**TASK REQUIREMENTS**
Beneath this task is a listing; retype all of it exactly.

**AVAILABLE DATA**
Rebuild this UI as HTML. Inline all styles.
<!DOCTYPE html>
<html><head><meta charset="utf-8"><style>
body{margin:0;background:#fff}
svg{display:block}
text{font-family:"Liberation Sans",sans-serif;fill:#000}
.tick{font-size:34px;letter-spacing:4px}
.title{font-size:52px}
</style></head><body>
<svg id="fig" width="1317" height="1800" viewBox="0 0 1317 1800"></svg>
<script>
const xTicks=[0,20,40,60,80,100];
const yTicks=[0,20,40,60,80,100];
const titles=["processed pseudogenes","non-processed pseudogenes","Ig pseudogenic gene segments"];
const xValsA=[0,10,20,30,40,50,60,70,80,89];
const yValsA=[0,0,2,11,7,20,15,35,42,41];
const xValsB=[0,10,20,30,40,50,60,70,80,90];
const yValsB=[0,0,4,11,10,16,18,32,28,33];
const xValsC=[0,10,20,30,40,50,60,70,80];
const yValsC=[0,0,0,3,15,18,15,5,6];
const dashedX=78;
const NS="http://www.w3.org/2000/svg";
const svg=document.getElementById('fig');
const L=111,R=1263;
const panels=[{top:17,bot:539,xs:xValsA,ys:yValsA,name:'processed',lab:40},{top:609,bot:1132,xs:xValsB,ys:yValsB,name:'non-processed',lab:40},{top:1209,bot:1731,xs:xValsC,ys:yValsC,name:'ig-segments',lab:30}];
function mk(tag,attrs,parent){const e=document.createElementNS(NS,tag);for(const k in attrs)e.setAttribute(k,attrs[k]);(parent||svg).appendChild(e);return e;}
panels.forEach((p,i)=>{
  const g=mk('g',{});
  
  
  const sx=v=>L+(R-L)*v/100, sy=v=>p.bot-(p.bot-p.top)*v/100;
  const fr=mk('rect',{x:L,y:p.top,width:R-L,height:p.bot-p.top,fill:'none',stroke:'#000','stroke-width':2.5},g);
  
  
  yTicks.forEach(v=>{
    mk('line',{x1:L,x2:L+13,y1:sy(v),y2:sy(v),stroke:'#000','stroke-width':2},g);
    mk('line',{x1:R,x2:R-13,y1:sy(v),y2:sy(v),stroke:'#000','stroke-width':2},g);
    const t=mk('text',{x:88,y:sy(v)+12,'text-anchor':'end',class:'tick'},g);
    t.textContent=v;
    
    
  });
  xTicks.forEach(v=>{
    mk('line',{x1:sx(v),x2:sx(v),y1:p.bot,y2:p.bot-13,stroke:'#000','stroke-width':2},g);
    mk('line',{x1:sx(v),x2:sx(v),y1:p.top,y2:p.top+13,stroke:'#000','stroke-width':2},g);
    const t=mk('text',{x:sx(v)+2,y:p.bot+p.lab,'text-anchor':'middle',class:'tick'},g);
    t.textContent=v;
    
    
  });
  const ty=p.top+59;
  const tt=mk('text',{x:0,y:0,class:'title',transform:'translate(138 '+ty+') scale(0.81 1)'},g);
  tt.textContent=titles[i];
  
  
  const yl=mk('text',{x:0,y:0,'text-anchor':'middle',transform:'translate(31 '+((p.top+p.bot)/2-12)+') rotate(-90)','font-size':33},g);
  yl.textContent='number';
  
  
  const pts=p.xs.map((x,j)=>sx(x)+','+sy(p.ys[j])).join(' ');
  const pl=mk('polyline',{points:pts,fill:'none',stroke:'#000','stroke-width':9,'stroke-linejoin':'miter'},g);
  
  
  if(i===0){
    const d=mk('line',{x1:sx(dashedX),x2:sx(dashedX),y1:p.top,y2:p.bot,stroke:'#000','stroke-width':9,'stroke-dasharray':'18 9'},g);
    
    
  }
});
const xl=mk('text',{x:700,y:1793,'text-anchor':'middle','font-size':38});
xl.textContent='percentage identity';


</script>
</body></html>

**WRITTEN SOLUTION**
Rebuild this UI as HTML. Inline all styles.
<!DOCTYPE html>
<html><head><meta charset="utf-8"><style>
body{margin:0;background:#fff}
svg{display:block}
text{font-family:"Liberation Sans",sans-serif;fill:#000}
.tick{font-size:34px;letter-spacing:4px}
.title{font-size:52px}
</style></head><body>
<svg id="fig" width="1317" height="1800" viewBox="0 0 1317 1800"></svg>
<script>
const xTicks=[0,20,40,60,80,100];
const yTicks=[0,20,40,60,80,100];
const titles=["processed pseudogenes","non-processed pseudogenes","Ig pseudogenic gene segments"];
const xValsA=[0,10,20,30,40,50,60,70,80,89];
const yValsA=[0,0,2,11,7,20,15,35,42,41];
const xValsB=[0,10,20,30,40,50,60,70,80,90];
const yValsB=[0,0,4,11,10,16,18,32,28,33];
const xValsC=[0,10,20,30,40,50,60,70,80];
const yValsC=[0,0,0,3,15,18,15,5,6];
const dashedX=78;
const NS="http://www.w3.org/2000/svg";
const svg=document.getElementById('fig');
const L=111,R=1263;
const panels=[{top:17,bot:539,xs:xValsA,ys:yValsA,name:'processed',lab:40},{top:609,bot:1132,xs:xValsB,ys:yValsB,name:'non-processed',lab:40},{top:1209,bot:1731,xs:xValsC,ys:yValsC,name:'ig-segments',lab:30}];
function mk(tag,attrs,parent){const e=document.createElementNS(NS,tag);for(const k in attrs)e.setAttribute(k,attrs[k]);(parent||svg).appendChild(e);return e;}
panels.forEach((p,i)=>{
  const g=mk('g',{});
  
  
  const sx=v=>L+(R-L)*v/100, sy=v=>p.bot-(p.bot-p.top)*v/100;
  const fr=mk('rect',{x:L,y:p.top,width:R-L,height:p.bot-p.top,fill:'none',stroke:'#000','stroke-width':2.5},g);
  
  
  yTicks.forEach(v=>{
    mk('line',{x1:L,x2:L+13,y1:sy(v),y2:sy(v),stroke:'#000','stroke-width':2},g);
    mk('line',{x1:R,x2:R-13,y1:sy(v),y2:sy(v),stroke:'#000','stroke-width':2},g);
    const t=mk('text',{x:88,y:sy(v)+12,'text-anchor':'end',class:'tick'},g);
    t.textContent=v;
    
    
  });
  xTicks.forEach(v=>{
    mk('line',{x1:sx(v),x2:sx(v),y1:p.bot,y2:p.bot-13,stroke:'#000','stroke-width':2},g);
    mk('line',{x1:sx(v),x2:sx(v),y1:p.top,y2:p.top+13,stroke:'#000','stroke-width':2},g);
    const t=mk('text',{x:sx(v)+2,y:p.bot+p.lab,'text-anchor':'middle',class:'tick'},g);
    t.textContent=v;
    
    
  });
  const ty=p.top+59;
  const tt=mk('text',{x:0,y:0,class:'title',transform:'translate(138 '+ty+') scale(0.81 1)'},g);
  tt.textContent=titles[i];
  
  
  const yl=mk('text',{x:0,y:0,'text-anchor':'middle',transform:'translate(31 '+((p.top+p.bot)/2-12)+') rotate(-90)','font-size':33},g);
  yl.textContent='number';
  
  
  const pts=p.xs.map((x,j)=>sx(x)+','+sy(p.ys[j])).join(' ');
  const pl=mk('polyline',{points:pts,fill:'none',stroke:'#000','stroke-width':9,'stroke-linejoin':'miter'},g);
  
  
  if(i===0){
    const d=mk('line',{x1:sx(dashedX),x2:sx(dashedX),y1:p.top,y2:p.bot,stroke:'#000','stroke-width':9,'stroke-dasharray':'18 9'},g);
    
    
  }
});
const xl=mk('text',{x:700,y:1793,'text-anchor':'middle','font-size':38});
xl.textContent='percentage identity';


</script>
</body></html>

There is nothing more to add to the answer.